───── SOURCE DATA ─────
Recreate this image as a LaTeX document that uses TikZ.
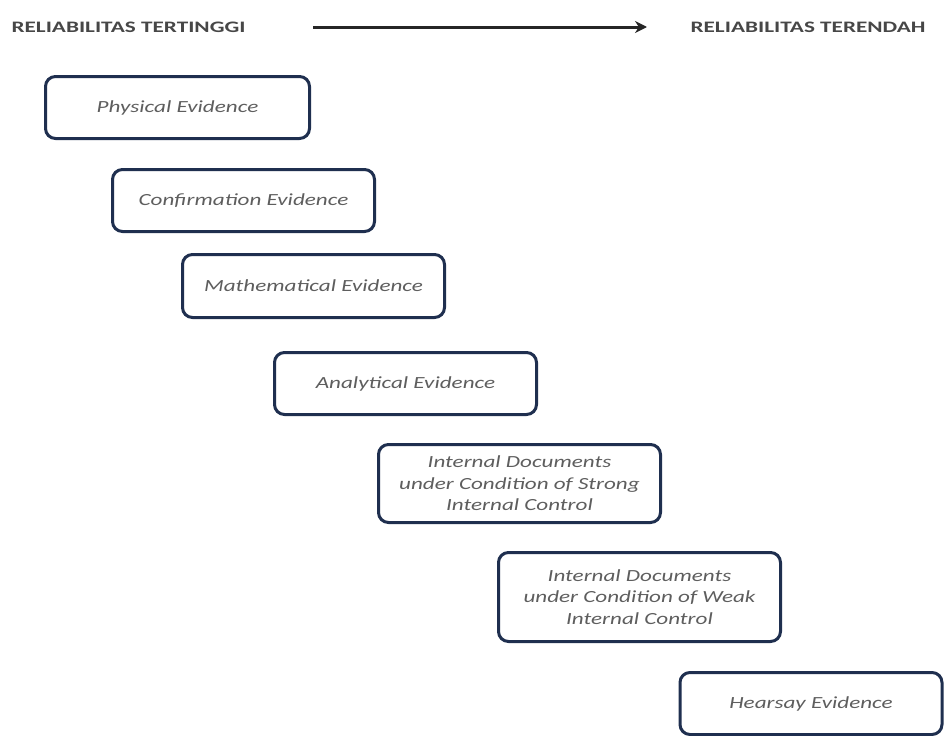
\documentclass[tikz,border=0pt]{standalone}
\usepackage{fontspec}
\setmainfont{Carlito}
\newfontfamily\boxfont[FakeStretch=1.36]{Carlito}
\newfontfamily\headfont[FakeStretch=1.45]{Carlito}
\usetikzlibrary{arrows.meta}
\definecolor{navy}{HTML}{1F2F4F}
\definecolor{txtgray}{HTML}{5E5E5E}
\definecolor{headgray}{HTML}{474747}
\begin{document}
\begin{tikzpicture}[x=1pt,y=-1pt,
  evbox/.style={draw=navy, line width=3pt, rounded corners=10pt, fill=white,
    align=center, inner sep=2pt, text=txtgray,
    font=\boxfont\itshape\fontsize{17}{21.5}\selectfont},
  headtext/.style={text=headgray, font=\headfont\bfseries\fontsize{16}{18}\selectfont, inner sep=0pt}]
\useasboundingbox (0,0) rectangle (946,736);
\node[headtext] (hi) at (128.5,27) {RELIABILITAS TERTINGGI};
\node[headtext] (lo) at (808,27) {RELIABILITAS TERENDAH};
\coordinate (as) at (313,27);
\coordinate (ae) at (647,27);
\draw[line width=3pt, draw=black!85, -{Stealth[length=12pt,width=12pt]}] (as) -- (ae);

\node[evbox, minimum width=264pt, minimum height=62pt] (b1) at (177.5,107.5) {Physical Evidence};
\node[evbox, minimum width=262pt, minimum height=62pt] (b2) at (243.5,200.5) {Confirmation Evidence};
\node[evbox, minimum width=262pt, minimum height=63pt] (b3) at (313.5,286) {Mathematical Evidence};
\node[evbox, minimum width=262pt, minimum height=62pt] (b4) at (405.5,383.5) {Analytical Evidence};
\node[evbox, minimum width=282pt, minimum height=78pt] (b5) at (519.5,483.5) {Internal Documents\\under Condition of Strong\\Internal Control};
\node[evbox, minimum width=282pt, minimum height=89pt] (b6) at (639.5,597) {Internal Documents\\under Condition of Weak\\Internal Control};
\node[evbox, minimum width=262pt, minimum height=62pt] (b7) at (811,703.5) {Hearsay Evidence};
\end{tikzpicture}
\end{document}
─────
▶ EXERCISE OBJECTIVE: Working from the material above, transcribe it exactly while omitting pictures.

▶ RESULT OF THIS TASK:
Recreate this image as a LaTeX document that uses TikZ.
\documentclass[tikz,border=0pt]{standalone}
\usepackage{fontspec}
\setmainfont{Carlito}
\newfontfamily\boxfont[FakeStretch=1.36]{Carlito}
\newfontfamily\headfont[FakeStretch=1.45]{Carlito}
\usetikzlibrary{arrows.meta}
\definecolor{navy}{HTML}{1F2F4F}
\definecolor{txtgray}{HTML}{5E5E5E}
\definecolor{headgray}{HTML}{474747}
\begin{document}
\begin{tikzpicture}[x=1pt,y=-1pt,
  evbox/.style={draw=navy, line width=3pt, rounded corners=10pt, fill=white,
    align=center, inner sep=2pt, text=txtgray,
    font=\boxfont\itshape\fontsize{17}{21.5}\selectfont},
  headtext/.style={text=headgray, font=\headfont\bfseries\fontsize{16}{18}\selectfont, inner sep=0pt}]
\useasboundingbox (0,0) rectangle (946,736);
\node[headtext] (hi) at (128.5,27) {RELIABILITAS TERTINGGI};
\node[headtext] (lo) at (808,27) {RELIABILITAS TERENDAH};
\coordinate (as) at (313,27);
\coordinate (ae) at (647,27);
\draw[line width=3pt, draw=black!85, -{Stealth[length=12pt,width=12pt]}] (as) -- (ae);

\node[evbox, minimum width=264pt, minimum height=62pt] (b1) at (177.5,107.5) {Physical Evidence};
\node[evbox, minimum width=262pt, minimum height=62pt] (b2) at (243.5,200.5) {Confirmation Evidence};
\node[evbox, minimum width=262pt, minimum height=63pt] (b3) at (313.5,286) {Mathematical Evidence};
\node[evbox, minimum width=262pt, minimum height=62pt] (b4) at (405.5,383.5) {Analytical Evidence};
\node[evbox, minimum width=282pt, minimum height=78pt] (b5) at (519.5,483.5) {Internal Documents\\under Condition of Strong\\Internal Control};
\node[evbox, minimum width=282pt, minimum height=89pt] (b6) at (639.5,597) {Internal Documents\\under Condition of Weak\\Internal Control};
\node[evbox, minimum width=262pt, minimum height=62pt] (b7) at (811,703.5) {Hearsay Evidence};
\end{tikzpicture}
\end{document}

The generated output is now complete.